In the Mid 90's, Ska had exploded into the mainstream after bubbling to the top earlier in the decade. Bands like The Mighty Mighty Bosstones and Sublime certainly catapulted to the top, while Reel Big Fish and No Doubt also maintained a tremendous wave of success. One still can't go to a sports game without hearing the opening riff to "Impression that I Get" even today in 2019. The cool thing about that ska movement were some of the different scenes throughout. New York had its bands like the Toasters and Slackers. DC had the Pietasters. Detroit graced us with The Suicide Machines. However, for all intents and purposes, ska was a California thing, made evident by the cluster of bands that came out of the state. One of these bands just released their new album today, Buck O Nine, and their latest album in 12 years, Fundaymental.

Buck O Nine had experienced major label success in the mid 90's with their album 28 Teeth, but never got to the level of their peers. They still maintained the course, putting out Libido in 1999 and releasing Sustain on Asian Man Records.
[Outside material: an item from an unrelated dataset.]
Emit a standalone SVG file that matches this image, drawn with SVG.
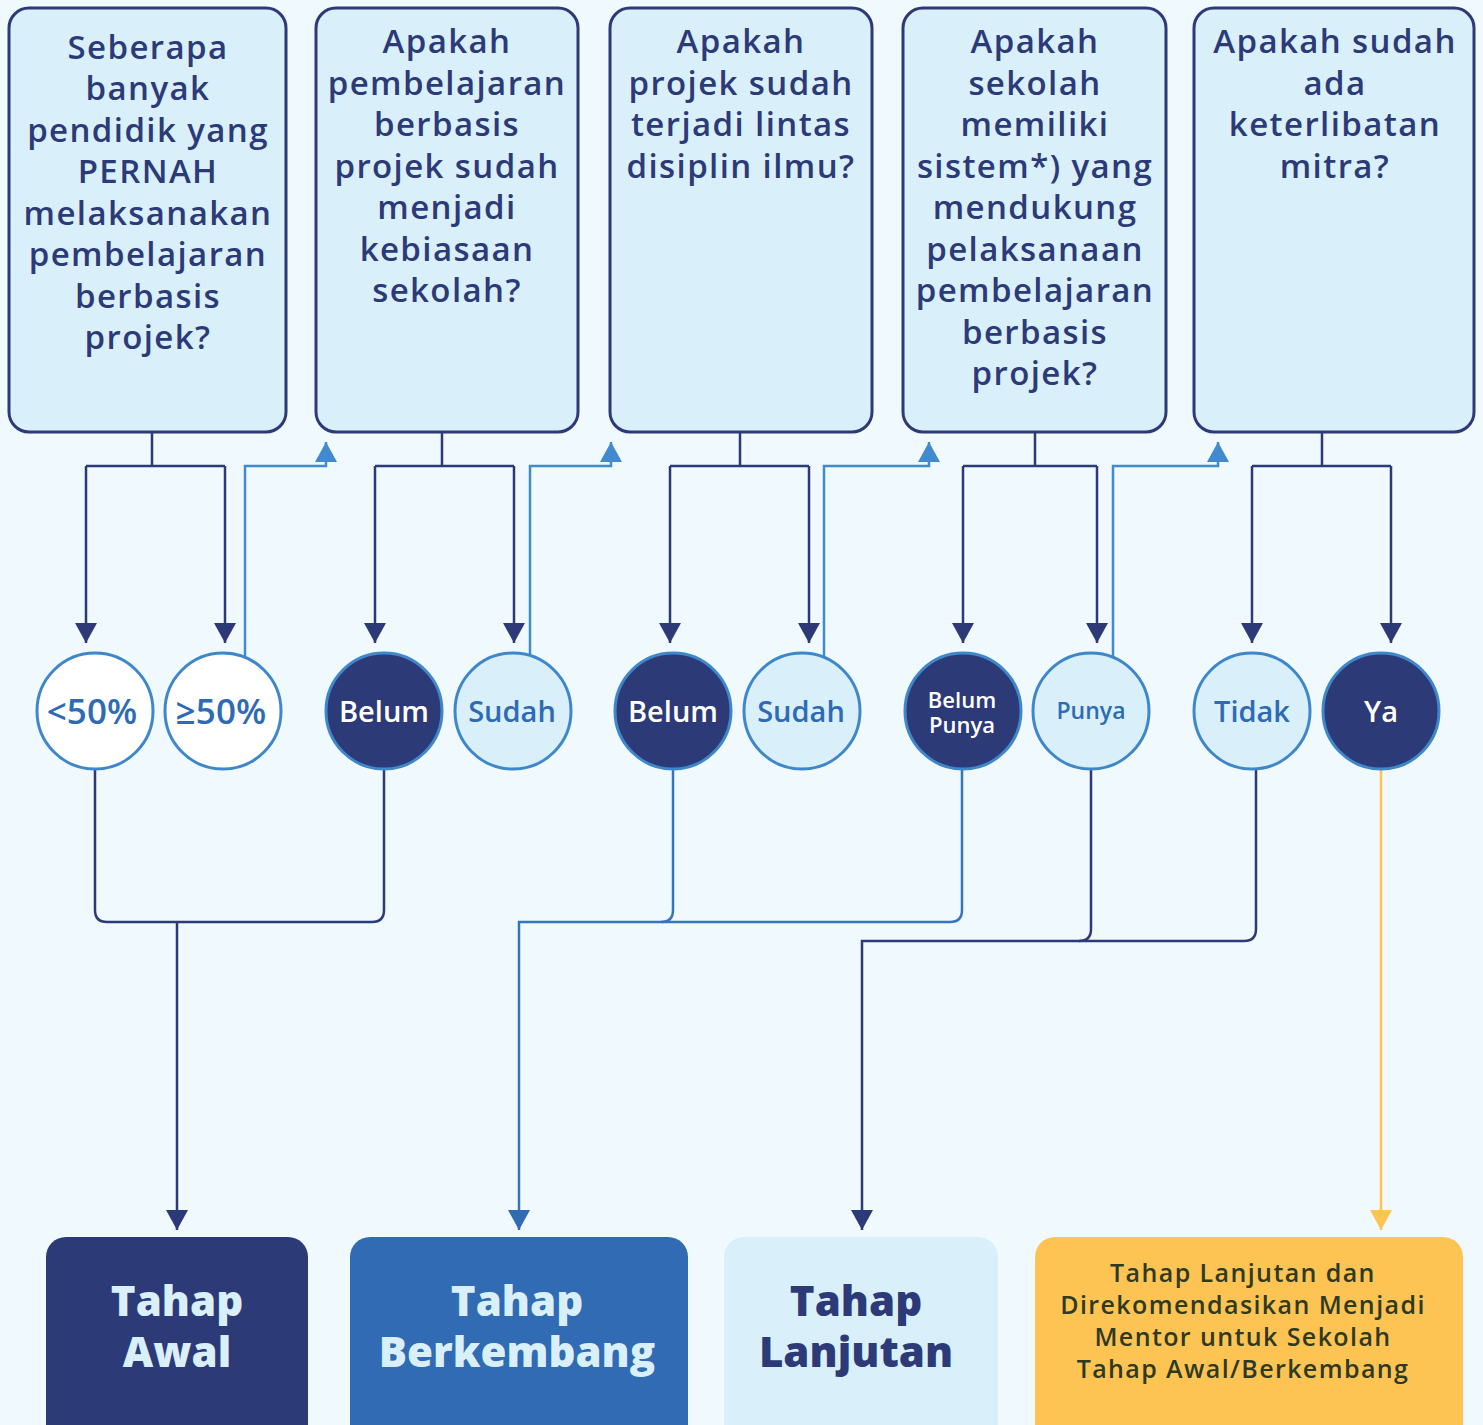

So how does a band that has hasn't put out a record in 12 years sound?

Well, the San Diego septet comes out of the gate with the bouncy high energy track "Paint the Night Red", and it sounds as they haven't missed a beat in 12 years. "Top of the World" sounds like a throwback to the 2-Tone sound, however with an annoying chorus that really takes away from the vibe of the song. "Skeletons" pick the energy back up with distorted guitar, leading horns, and a chorus full of sing alongs.

The record itself on the whole, is a good mix of what Buck O Nine is known for best, taking elements of reggae, rocksteady, rock and punk into a blend the act has pioneered since 1991. What is also impressive is that this is the same line up of the band that has been around since the beginning, so all the playing and performances are top notch. While the record can drag a little at times, there is no doubt that old fans of the band will be listening to this record, and fans of ska in general can appreciate what a veteran act is contributing to the scene. For me personally, the one fatal flaw of the record is the production. It sounds as if it was recorded at different times and places, and it was. While the members are spread across the country, they were able to record in their own spaces, and send files back and forth, to get the album to come to fruition. That works for them, and that is fine, it is just my own opinion that bands usually to their best work in the room together.

At the end of the day, there aren't many bands that can maintain a consistent lineup for 28 years, let alone make a new album that sounds as inspired as the band did during their heyday. That alone is worth a listen, and I hope fans of the band will feel the same.